Ryan Duncan What topic related to Christianity, faith, and the Bible is trending online and in social media today?
- 2015 Apr 14
Everyone dreams of finding that “special someone” they can share their life with. That yearning for intimacy has been the driving force behind countless books, films, and a legion of other art forms. However, as much as we like to romanticize the process, the reality is all relationships take work. For the average person, dating can be a frustrating and difficult exercise. For Christians, it can be even worse.
As Christians, we know that marriage is sacred, and that knowledge informs the way we build our relationships. We believe sex should be saved until after marriage, and that a specific code of conduct should be followed while dating. But who decides what that code of conduct entails? A recent entry at the Tribeca Film Festival asks that very question, by documenting an Evangelical alternative to modern dating: Courtship. Under Courtship, all relational decisions are handled by a third party, usually the girl’s father.

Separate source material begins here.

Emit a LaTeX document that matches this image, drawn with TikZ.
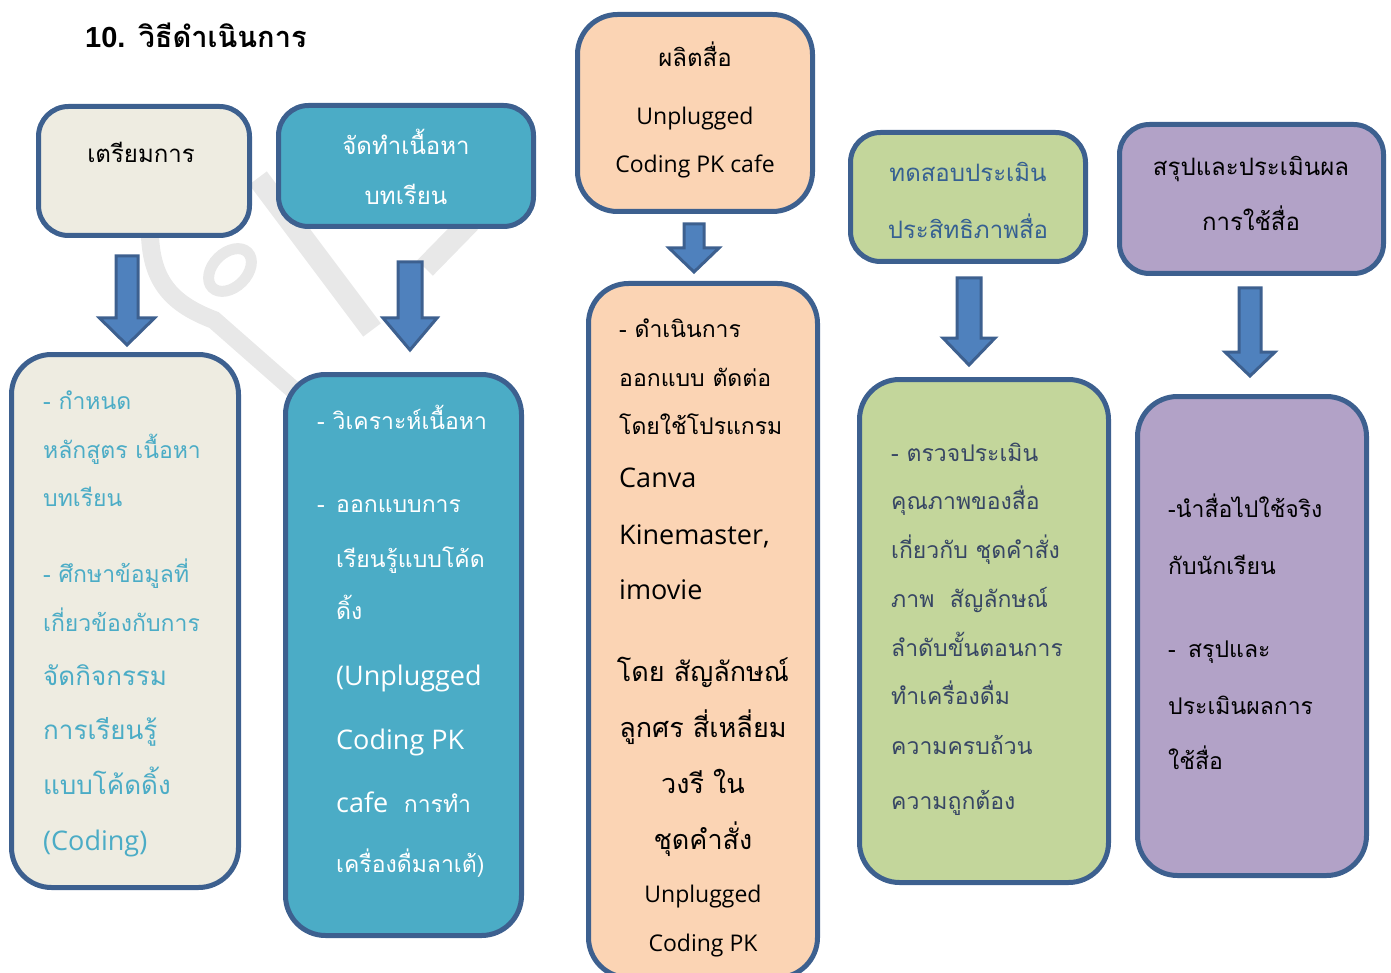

While reviewing the film for The Daily Beast, Lizzie Crocker writes,
“In the film those experiences are mined through Kelly Boggas, the Wright’s former babysitter and ‘spiritual daughter,’ who has been living with the family for seven years and hopes to find her husband through courtship...Courtship gives her a sense of security. As Kelly’s spiritual father, Ron has made it his duty to oversee her courtship.
“He goes on dates for her and interviews potential partners, asking pointed questions about their religious and political views: ‘Do you ever watch Glenn Beck? Would you be comfortable with a homosexual elder that wasn’t practicing?’ The film follows Kelly’s courtship with a young man named Ross, who, like the Wrights’ daughters, was homeschooled and raised to find a wife through courtship.”
As the review progresses, we get small glimpses into Ross and Kelly’s budding relationship. On paper, the two seem almost a perfect match, but after several disagreements on theological views, the relationship quietly ends. The readers are then treated to a brief flash-forward,
“Today, three years after the film was made, Kelly still lives with the Wrights, and Ron is still keeping an eye open for her husband. But he hasn’t overseen any courtships since Ross. Kelly doesn’t mind that she has no autonomy when it comes to her romantic life. ‘It removes some of the burden to know that someone else is looking out for me,’ she tells me.”
In the end, the only thing any Christian really wants is to honor God. We want to glorify Him in every aspect of our life, including how we date. It’s painful when we sin, or make a mistake, and those who practice Courtship see it as a way of getting to marriage while avoiding potential pitfalls along the way. At the risk of editorializing though, I’m not sure I would agree. Love can only be real if it’s personal, that’s why God gave us free will in the first place.
Relationships can be terrifying. They’re filled with uncertainty, and all kinds of conflicting emotions, but that’s the point. We have to be willing to accept the risks that go along with love, to take responsibility and work for a marriage that’s both fulfilling and God-honoring. You cannot put that burden on someone else, because love is the burden.
What about you? What’s your opinion of Courtship?